### What to do
Check each line of the records below for the string "chart", then state how many lines contain it, with no other output.

### Data supplied
#####
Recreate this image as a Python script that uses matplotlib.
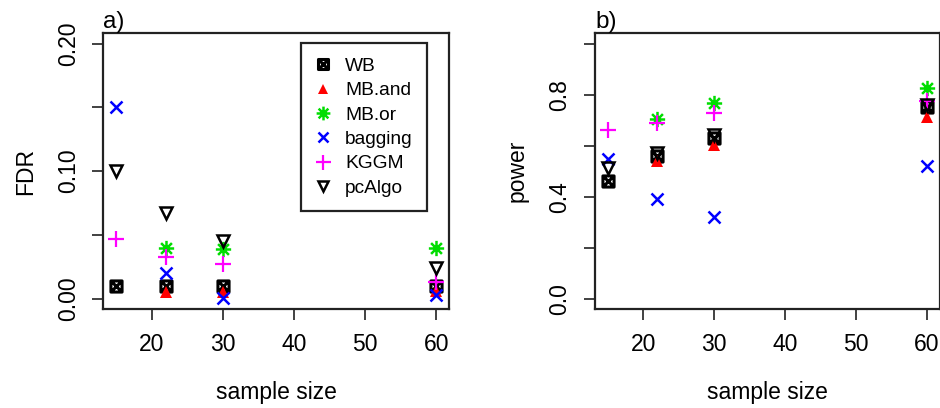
#####
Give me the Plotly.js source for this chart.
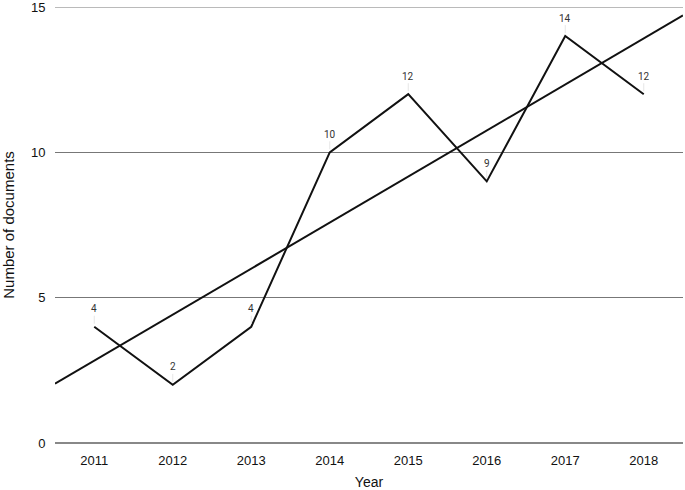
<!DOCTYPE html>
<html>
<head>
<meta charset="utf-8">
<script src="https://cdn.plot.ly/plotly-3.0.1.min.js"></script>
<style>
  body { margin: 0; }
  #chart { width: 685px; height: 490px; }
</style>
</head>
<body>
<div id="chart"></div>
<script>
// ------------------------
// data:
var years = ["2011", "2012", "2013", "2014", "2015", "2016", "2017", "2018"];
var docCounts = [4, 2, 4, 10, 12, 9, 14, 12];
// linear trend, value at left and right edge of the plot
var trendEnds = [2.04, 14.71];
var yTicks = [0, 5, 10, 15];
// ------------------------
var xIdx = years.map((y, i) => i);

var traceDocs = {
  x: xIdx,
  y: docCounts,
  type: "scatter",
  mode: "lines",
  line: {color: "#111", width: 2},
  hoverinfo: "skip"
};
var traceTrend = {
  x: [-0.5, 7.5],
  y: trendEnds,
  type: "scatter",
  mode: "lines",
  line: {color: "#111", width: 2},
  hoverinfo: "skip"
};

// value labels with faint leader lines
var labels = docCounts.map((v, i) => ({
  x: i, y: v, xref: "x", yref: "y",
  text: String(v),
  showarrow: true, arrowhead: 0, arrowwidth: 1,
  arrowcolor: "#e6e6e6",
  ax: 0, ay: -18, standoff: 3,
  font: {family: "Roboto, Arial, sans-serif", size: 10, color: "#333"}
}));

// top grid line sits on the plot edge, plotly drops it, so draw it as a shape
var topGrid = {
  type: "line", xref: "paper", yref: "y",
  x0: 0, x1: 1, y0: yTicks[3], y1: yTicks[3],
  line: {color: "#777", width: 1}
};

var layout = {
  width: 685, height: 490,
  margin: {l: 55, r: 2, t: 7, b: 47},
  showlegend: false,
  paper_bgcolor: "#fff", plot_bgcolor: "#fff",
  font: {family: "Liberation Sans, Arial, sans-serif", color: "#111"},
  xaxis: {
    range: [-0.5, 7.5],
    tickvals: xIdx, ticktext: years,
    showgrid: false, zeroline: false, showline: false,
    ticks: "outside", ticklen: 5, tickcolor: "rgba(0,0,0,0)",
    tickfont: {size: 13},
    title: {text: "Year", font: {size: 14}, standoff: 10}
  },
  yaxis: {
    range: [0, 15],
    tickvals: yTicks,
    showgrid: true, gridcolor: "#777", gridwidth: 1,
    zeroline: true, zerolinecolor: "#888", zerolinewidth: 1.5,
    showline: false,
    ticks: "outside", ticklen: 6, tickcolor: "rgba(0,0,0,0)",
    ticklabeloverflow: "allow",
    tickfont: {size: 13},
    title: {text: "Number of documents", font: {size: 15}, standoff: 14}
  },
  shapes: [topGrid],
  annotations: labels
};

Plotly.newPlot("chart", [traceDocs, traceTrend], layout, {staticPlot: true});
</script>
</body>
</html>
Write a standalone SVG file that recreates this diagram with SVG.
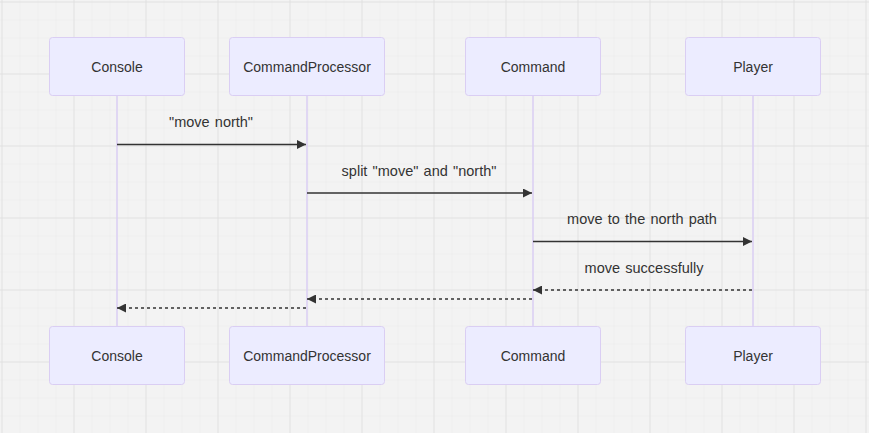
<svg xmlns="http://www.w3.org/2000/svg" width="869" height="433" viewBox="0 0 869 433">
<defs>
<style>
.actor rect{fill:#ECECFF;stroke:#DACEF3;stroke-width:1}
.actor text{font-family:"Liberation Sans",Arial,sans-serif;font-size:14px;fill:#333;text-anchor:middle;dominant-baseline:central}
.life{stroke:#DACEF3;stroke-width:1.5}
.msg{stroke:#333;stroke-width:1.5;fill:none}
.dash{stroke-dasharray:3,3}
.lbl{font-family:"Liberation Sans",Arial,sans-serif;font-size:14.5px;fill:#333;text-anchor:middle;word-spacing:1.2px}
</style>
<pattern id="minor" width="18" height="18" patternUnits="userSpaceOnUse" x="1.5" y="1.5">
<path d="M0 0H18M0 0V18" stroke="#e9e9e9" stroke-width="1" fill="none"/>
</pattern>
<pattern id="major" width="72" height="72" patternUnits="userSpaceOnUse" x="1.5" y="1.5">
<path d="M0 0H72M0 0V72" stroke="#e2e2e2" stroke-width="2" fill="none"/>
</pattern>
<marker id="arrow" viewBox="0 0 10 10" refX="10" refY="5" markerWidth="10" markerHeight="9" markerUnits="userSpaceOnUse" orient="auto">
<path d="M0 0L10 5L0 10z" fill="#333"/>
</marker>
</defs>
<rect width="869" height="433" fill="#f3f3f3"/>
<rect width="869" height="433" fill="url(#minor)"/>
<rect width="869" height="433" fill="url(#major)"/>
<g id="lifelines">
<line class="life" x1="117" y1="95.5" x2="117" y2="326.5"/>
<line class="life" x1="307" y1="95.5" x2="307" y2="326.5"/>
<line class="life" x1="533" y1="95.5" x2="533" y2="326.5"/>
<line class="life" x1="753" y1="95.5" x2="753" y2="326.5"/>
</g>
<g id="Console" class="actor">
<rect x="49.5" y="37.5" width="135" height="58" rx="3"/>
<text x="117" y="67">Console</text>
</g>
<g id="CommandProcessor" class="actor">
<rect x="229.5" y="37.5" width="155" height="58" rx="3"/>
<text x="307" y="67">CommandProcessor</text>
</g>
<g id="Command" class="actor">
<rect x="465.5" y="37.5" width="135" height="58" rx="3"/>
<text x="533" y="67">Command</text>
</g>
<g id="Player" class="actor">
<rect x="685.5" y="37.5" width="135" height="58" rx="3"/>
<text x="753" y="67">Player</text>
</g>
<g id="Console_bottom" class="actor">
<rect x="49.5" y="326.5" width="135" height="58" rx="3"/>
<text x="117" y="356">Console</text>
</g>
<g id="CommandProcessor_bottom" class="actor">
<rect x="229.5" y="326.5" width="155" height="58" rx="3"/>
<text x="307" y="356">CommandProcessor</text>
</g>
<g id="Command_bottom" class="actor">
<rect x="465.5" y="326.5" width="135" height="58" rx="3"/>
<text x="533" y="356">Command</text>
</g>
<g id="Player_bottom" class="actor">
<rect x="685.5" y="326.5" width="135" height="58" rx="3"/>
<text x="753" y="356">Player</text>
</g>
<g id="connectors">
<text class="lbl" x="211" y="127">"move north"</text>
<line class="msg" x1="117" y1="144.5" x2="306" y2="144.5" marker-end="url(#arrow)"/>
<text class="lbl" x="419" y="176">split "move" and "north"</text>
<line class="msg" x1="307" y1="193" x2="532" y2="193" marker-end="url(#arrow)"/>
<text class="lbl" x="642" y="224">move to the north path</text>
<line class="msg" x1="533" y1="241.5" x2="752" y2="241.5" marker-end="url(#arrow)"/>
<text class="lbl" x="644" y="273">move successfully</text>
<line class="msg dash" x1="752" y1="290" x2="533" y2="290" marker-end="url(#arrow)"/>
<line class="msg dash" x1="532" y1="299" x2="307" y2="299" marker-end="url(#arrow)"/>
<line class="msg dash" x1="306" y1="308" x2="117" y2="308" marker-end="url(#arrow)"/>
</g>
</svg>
#####
### Solution
4